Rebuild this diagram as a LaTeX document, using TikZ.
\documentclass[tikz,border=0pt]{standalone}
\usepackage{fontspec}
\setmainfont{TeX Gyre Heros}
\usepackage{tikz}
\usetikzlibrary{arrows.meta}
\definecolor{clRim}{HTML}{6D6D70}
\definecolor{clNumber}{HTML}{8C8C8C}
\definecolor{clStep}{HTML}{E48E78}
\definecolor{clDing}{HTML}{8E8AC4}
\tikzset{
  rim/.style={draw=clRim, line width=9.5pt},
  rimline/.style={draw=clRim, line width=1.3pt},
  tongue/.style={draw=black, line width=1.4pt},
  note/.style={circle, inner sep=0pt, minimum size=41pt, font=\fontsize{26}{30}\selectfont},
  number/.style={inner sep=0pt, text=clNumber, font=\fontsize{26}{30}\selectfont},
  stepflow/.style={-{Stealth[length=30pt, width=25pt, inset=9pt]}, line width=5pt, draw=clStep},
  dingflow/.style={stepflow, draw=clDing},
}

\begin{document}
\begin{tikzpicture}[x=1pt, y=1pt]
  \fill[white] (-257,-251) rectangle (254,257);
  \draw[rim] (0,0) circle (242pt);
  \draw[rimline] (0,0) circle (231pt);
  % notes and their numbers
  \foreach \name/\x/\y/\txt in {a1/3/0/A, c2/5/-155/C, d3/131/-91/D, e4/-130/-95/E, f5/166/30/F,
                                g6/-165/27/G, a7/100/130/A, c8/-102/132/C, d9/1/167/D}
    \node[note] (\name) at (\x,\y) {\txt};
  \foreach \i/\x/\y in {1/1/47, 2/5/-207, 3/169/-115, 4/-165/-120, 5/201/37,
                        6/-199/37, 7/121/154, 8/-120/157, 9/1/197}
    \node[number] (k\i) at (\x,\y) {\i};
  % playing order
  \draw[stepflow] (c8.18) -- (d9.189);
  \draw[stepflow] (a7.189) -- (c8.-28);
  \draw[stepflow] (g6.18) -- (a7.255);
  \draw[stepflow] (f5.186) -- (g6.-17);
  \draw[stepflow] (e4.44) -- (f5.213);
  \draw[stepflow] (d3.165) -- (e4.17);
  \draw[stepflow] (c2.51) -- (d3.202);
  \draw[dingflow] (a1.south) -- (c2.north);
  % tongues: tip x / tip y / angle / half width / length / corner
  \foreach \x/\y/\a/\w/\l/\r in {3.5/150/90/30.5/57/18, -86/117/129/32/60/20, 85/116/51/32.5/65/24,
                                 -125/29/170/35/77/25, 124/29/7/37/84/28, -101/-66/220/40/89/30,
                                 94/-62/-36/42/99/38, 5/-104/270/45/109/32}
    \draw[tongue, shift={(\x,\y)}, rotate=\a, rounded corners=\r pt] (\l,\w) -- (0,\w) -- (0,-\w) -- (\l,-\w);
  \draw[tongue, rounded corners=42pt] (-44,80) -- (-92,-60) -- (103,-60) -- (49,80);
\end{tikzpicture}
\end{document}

+++++

◆ YOUR INSTRUCTIONS ◆
Reproduce the material in full, with no word added or dropped.

◆ SOLUTION ◆
Rebuild this diagram as a LaTeX document, using TikZ.
\documentclass[tikz,border=0pt]{standalone}
\usepackage{fontspec}
\setmainfont{TeX Gyre Heros}
\usepackage{tikz}
\usetikzlibrary{arrows.meta}
\definecolor{clRim}{HTML}{6D6D70}
\definecolor{clNumber}{HTML}{8C8C8C}
\definecolor{clStep}{HTML}{E48E78}
\definecolor{clDing}{HTML}{8E8AC4}
\tikzset{
  rim/.style={draw=clRim, line width=9.5pt},
  rimline/.style={draw=clRim, line width=1.3pt},
  tongue/.style={draw=black, line width=1.4pt},
  note/.style={circle, inner sep=0pt, minimum size=41pt, font=\fontsize{26}{30}\selectfont},
  number/.style={inner sep=0pt, text=clNumber, font=\fontsize{26}{30}\selectfont},
  stepflow/.style={-{Stealth[length=30pt, width=25pt, inset=9pt]}, line width=5pt, draw=clStep},
  dingflow/.style={stepflow, draw=clDing},
}

\begin{document}
\begin{tikzpicture}[x=1pt, y=1pt]
  \fill[white] (-257,-251) rectangle (254,257);
  \draw[rim] (0,0) circle (242pt);
  \draw[rimline] (0,0) circle (231pt);
  % notes and their numbers
  \foreach \name/\x/\y/\txt in {a1/3/0/A, c2/5/-155/C, d3/131/-91/D, e4/-130/-95/E, f5/166/30/F,
                                g6/-165/27/G, a7/100/130/A, c8/-102/132/C, d9/1/167/D}
    \node[note] (\name) at (\x,\y) {\txt};
  \foreach \i/\x/\y in {1/1/47, 2/5/-207, 3/169/-115, 4/-165/-120, 5/201/37,
                        6/-199/37, 7/121/154, 8/-120/157, 9/1/197}
    \node[number] (k\i) at (\x,\y) {\i};
  % playing order
  \draw[stepflow] (c8.18) -- (d9.189);
  \draw[stepflow] (a7.189) -- (c8.-28);
  \draw[stepflow] (g6.18) -- (a7.255);
  \draw[stepflow] (f5.186) -- (g6.-17);
  \draw[stepflow] (e4.44) -- (f5.213);
  \draw[stepflow] (d3.165) -- (e4.17);
  \draw[stepflow] (c2.51) -- (d3.202);
  \draw[dingflow] (a1.south) -- (c2.north);
  % tongues: tip x / tip y / angle / half width / length / corner
  \foreach \x/\y/\a/\w/\l/\r in {3.5/150/90/30.5/57/18, -86/117/129/32/60/20, 85/116/51/32.5/65/24,
                                 -125/29/170/35/77/25, 124/29/7/37/84/28, -101/-66/220/40/89/30,
                                 94/-62/-36/42/99/38, 5/-104/270/45/109/32}
    \draw[tongue, shift={(\x,\y)}, rotate=\a, rounded corners=\r pt] (\l,\w) -- (0,\w) -- (0,-\w) -- (\l,-\w);
  \draw[tongue, rounded corners=42pt] (-44,80) -- (-92,-60) -- (103,-60) -- (49,80);
\end{tikzpicture}
\end{document}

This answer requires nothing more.